All these components on their own are fine. The problem has more to do with being crammed into a small tight space, like the 360 and not being given enough time to be tested thoroughly because someone wanted to be first on the market.

The major reason MS has a lead is purely down to being first. When comparing the same time frames against Sony (ie year one to year one) Sony is outselling MS. So MS did benefit from coming out early but the down side is that it hit their profits pretty good because they did a poor job on the hardware.

Alex Walker's picture

Well, they haven't been tested anywhere near as much, and old tech will have had the chance to have been improved upon. Something you've just brought out obviously won't have been.

Larson's picture

I think it's more like they haven't been tested anywhere near enough.

Raul23's picture

Nintendo's hardware has never been anything less than solid--even the NES requires only a simple home remedy to make like new again (open it up and bend the pins back up). I lost my DS under a car seat for almost a year and it started right up and worked like a champ. I've seen Super Nintendos with holes in them act just fine.

Duncan_Stewart's picture

I wonder how the PS3 slim will fare? My PS2 is absolutely rock solid, and no problems yet with the Wii, but the 360 reliability is one of the reasons why I would never touch the thing.

jb1's picture

PS2, rock solid? Are you kidding?

DubsTF's picture

I bought an Elite in November 2007 and it RRODed in October 2008. I had to provide my own coffin and do without it for a couple of weeks. On the plus (?) side, I got my own pristine console back instead of someone else's banged-up refurb.

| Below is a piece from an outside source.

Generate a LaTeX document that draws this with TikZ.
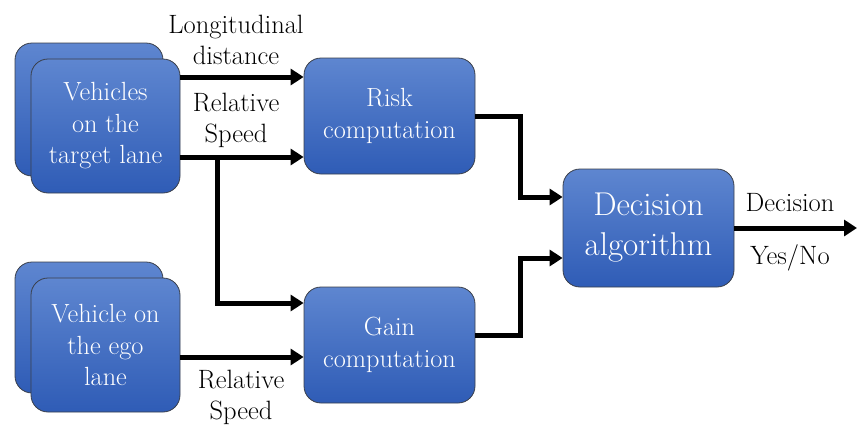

My Wii has developed an irritating rattle in its optical drive that is omnipresent whenever I play a disc-based game. It's not quite as loud as the jet engine 360 but still pretty annoying.

40GB PS3 is about 18 months old and has had no problems ever.

Chotus's picture

Ironically My Xbox360 Elite(original model) has never RROD'd on me(knock on plastic) but my first PS3 did have the disc read error problem. My second PS3 has been flawless though.

I would have thought my Xbox360 would have been the problem, but have been very lucky there.

Indrema's picture

This is such crap!

Everyone knows no PS3 has ever malfunctioned for anyone....ever!

Well, I can't find any facts to support this....I don't remember where I read this......um....RRoD!!

grognard66's picture

HeHe. You forgot to say that the only reason Wii's never break is they're all just gathering dust in people's closets.